Her place in history is not lost on McConnell, who introduced her husband, Vince Trivelli, and daughter, Alexandra McConnell-Trivelli, during Friday’s BOG meeting.

“I’m here because both women and men believed in me and supported me, and when they opened doors I walked through them,” she said. “Being a female presents some different issues but, in the end, what we all do as leaders is learn to navigate very complicated situations. Women are powerful, and women are smart, and they can navigate those situations. That is the most important message for me to deliver as a female president.”

McConnell’s passion for higher education is profound; she is excited by the possibilities presented at CSU and its standing as a top research university with rising enrollment and a campus that is rising to new heights thanks to $1.5 billion in recent infrastructure additions and improvements. Mostly, though, she looks forward to providing students with opportunities.

“I really believe that people deserve a high quality of life, and I want to give them an opportunity to build better lives in a way that they earn it,” she said. “Through their hard work and dedication, they make their lives better. They can make their parents’ lives better, their children’s lives better, their extended family’s lives better. In the end, it makes us all stronger as a state, as a nation and throughout the world.”

Rising to the top

McConnell was chosen from a pool of more than 80 applicants from across the country. In the end, however, there was no doubt for the search committee or the BOG – which approved her appointment unanimously – that she is the right person to lead CSU.

Joyce McConnell“She rose to the top of the pool for me and pretty much the entire committee very early in the process,” said Margarita Lenk, associate professor of accounting and computer information systems and the faculty representative to the BOG. “She has a common-sense, transparent style, and her history of thoughtful communication is impressive. She came across as a very thoughtful decision-maker – and everyone she has worked with absolutely adores her. That was very important to me.”
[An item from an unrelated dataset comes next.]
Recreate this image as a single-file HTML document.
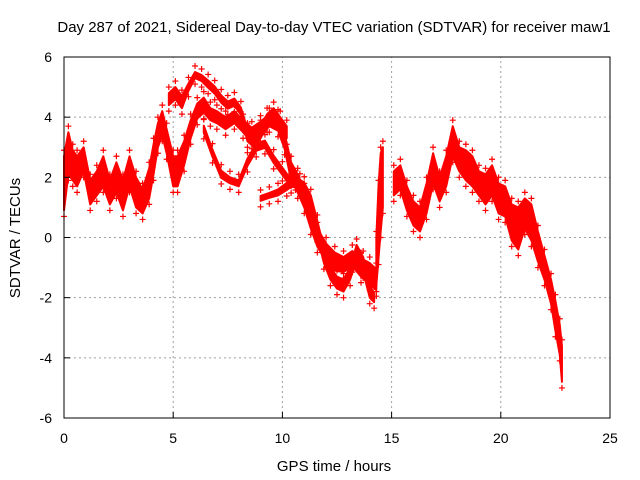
<!DOCTYPE html>
<html><head><meta charset="utf-8">
<style>
body{margin:0;background:#fff;}
svg{display:block;font-family:"Liberation Sans",sans-serif;}
</style></head>
<body>
<svg id="chart" width="640" height="480">
<text x="334" y="32" font-size="15" text-anchor="middle">Day 287 of 2021, Sidereal Day-to-day VTEC variation (SDTVAR) for receiver maw1</text>
<text x="334" y="471" font-size="15" text-anchor="middle">GPS time / hours</text>
<text x="20" y="238" font-size="15" text-anchor="middle" transform="rotate(-90 20 238)">SDTVAR / TECUs</text>
<g id="grid"></g><g id="marks"></g><g id="axes"></g>
</svg>
<script>
const xTicks=[0,5,10,15,20,25];
const yTicks=[-6,-4,-2,0,2,4,6];
const trackA_t=[0,0.2,0.4,0.6,0.9,1.2,1.5,1.8,2.1,2.4,2.7,3,3.3,3.6,3.9,4.1,4.3,4.5,4.7,5,5.2,5.5,5.8,6.1,6.4,6.7,7,7.4,7.8,8.2,8.6,9,9.4,9.8,10.1,10.4,10.7,11,11.3,11.6,12,12.4,12.8,13.2,13.6,14,14.3];
const trackA_v=[1.8,2.8,2.4,2.2,2.6,1.5,1.8,2.2,1.5,2,1.4,2.2,1.5,1.2,1.8,2.6,3.4,3.8,3.2,2.2,2.2,2.8,3.6,4.2,4.4,4.1,4,3.8,4,3.7,3.4,3.6,3.9,3.8,3.2,2.2,1.8,1.3,0.6,0,-0.5,-0.8,-0.9,-0.7,-1,-1.2,-1.4];
const trackA_s=[0.9,0.7,0.5,0.5,0.4,0.4,0.4,0.5,0.4,0.5,0.5,0.5,0.5,0.4,0.5,0.5,0.4,0.4,0.4,0.5,0.5,0.4,0.3,0.25,0.25,0.2,0.2,0.2,0.2,0.2,0.25,0.25,0.2,0.25,0.25,0.3,0.3,0.3,0.3,0.3,0.3,0.3,0.25,0.25,0.3,0.35,0.35];
const trackB_t=[4.8,5.1,5.4,5.7,6,6.3,6.6,6.9,7.2,7.5,7.8,8.1,8.4,8.7,9,9.3,9.6,9.9,10.2];
const trackB_v=[4.6,4.8,4.5,5,5.4,5.3,5.1,4.9,4.6,4.4,4.5,4.2,3.4,3.2,3.5,3.9,4.1,3.8,3.5];
const trackB_s=[0.2,0.2,0.2,0.12,0.1,0.1,0.12,0.12,0.12,0.12,0.12,0.12,0.2,0.2,0.2,0.2,0.2,0.2,0.2];
const trackC_t=[6.4,6.8,7.2,7.6,8,8.4,8.8,9.2,9.6,10,10.4,10.8];
const trackC_v=[3.6,2.8,2.1,1.9,1.8,2.5,3.0,3.1,2.6,2.2,1.8,1.8];
const trackC_s=[0.12,0.12,0.12,0.1,0.1,0.12,0.12,0.12,0.12,0.12,0.12,0.12];
const trackD_t=[9,9.4,9.8,10.2,10.6,11,11.3,11.6,11.9,12.2,12.5,12.8,13.1,13.4,13.7,14,14.2];
const trackD_v=[1.3,1.4,1.5,1.7,1.9,1.7,1.2,0.3,-0.6,-1.2,-1.5,-1.6,-1.2,-0.5,-0.9,-1.8,-2];
const trackD_s=[0.08,0.08,0.1,0.12,0.12,0.12,0.2,0.25,0.25,0.2,0.2,0.2,0.2,0.25,0.25,0.2,0.15];
const trackE_t=[14.3,14.4,14.5,14.6];
const trackE_v=[-0.8,0.5,1.5,2];
const trackE_s=[0.8,1.2,1.3,1];
const trackF_t=[15.1,15.4,15.7,16,16.3,16.6,16.9,17.2,17.5,17.8,18.1,18.4,18.7,19,19.3,19.6,19.9,20.2,20.5,20.8,21.1,21.4,21.7,22,22.3,22.5,22.7,22.8];
const trackF_v=[1.8,2,1.3,0.8,0.6,1.3,2.3,1.6,2.2,3.2,2.6,2.4,2.2,1.8,1.6,1.9,1.3,1.2,0.5,0.3,0.8,0.5,-0.3,-1,-1.8,-2.6,-3.4,-4.2];
const trackF_s=[0.4,0.4,0.4,0.4,0.4,0.5,0.5,0.4,0.5,0.5,0.4,0.5,0.5,0.4,0.5,0.5,0.5,0.5,0.6,0.7,0.5,0.6,0.5,0.4,0.4,0.5,0.5,0.6];
const tracks=[[trackA_t,trackA_v,trackA_s],[trackB_t,trackB_v,trackB_s],[trackC_t,trackC_v,trackC_s],[trackD_t,trackD_v,trackD_s],[trackE_t,trackE_v,trackE_s],[trackF_t,trackF_v,trackF_s]];
const X0=64,X1=610,Y0=418,Y1=57;
const sx=v=>X0+(v-0)/25*(X1-X0);
const sy=v=>Y0-(v+6)/12*(Y0-Y1);
const NS="http://www.w3.org/2000/svg";
function mk(tag,attrs,parent){const e=document.createElementNS(NS,tag);for(const k in attrs)e.setAttribute(k,attrs[k]);parent.appendChild(e);return e;}
const grid=document.getElementById('grid'),axes=document.getElementById('axes'),marks=document.getElementById('marks');
xTicks.forEach(t=>{
  if(t>0&&t<25){const g=mk('line',{x1:sx(t),x2:sx(t),y1:Y0,y2:Y1,stroke:'#a0a0a0','stroke-dasharray':'2,3'},grid);
  
  }
  const tk=mk('line',{x1:sx(t),x2:sx(t),y1:Y0,y2:Y0-6,stroke:'#000'},axes);
  
  
  const l=mk('text',{x:sx(t),y:443,'font-size':14,'text-anchor':'middle'},axes);l.textContent=t;
  
  
});
yTicks.forEach(t=>{
  if(t>-6&&t<6){const g=mk('line',{x1:X0,x2:X1,y1:sy(t),y2:sy(t),stroke:'#a0a0a0','stroke-dasharray':'2,3'},grid);
  
  }
  const tk=mk('line',{x1:X0,x2:X0+6,y1:sy(t),y2:sy(t),stroke:'#000'},axes);
  
  
  const l=mk('text',{x:52,y:sy(t)+5,'font-size':14,'text-anchor':'end'},axes);l.textContent=t;
  
  
});
const fr=mk('rect',{x:X0,y:Y1,width:X1-X0,height:Y0-Y1,fill:'none',stroke:'#000'},axes);


tracks.forEach(([T,V,S])=>{
  const up=T.map((t,i)=>sx(t)+','+sy(V[i]+S[i]));
  const dn=T.map((t,i)=>sx(t)+','+sy(V[i]-S[i])).reverse();
  const band=mk('polygon',{points:up.concat(dn).join(' '),fill:'#ff0000',stroke:'#ff0000','stroke-width':2,'stroke-linejoin':'round'},marks);
  
  
  T.forEach((t,i)=>{
    [V[i]-S[i]-0.2,V[i]+S[i]+0.2].forEach(v=>{
      const x=sx(t),y=sy(v);
      const p=mk('path',{d:`M${x-3},${y}h6M${x},${y-3}v6`,stroke:'#ff0000','stroke-width':1.2},marks);
      
      
    });
  });
});
</script>
</body></html>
As for catching up on introducing herself to CSU and the community, she and her family spent the weekend touring campus and getting to know Fort Collins – with Frank as their personal tour guide. She knows she faces a tough task following Frank, whose presidency has been marked by unprecedented growth of not only the CSU campus but the CSU brand.

McConnell, though, plans to bring along a secret weapon: her sense of humor.

“Chancellor Frank leaves an unparalleled legacy upon which to build,” she said. “Someone said I was going to have big shoes to fill at last night’s meeting with students. I said, ‘Well, my shoes are prettier.’ “

McConnell agreed to a five-year contract with the Board of Governors and will officially take the helm July 1 as Frank transitions to full-time chancellor from the dual roles he currently serves as chancellor and president.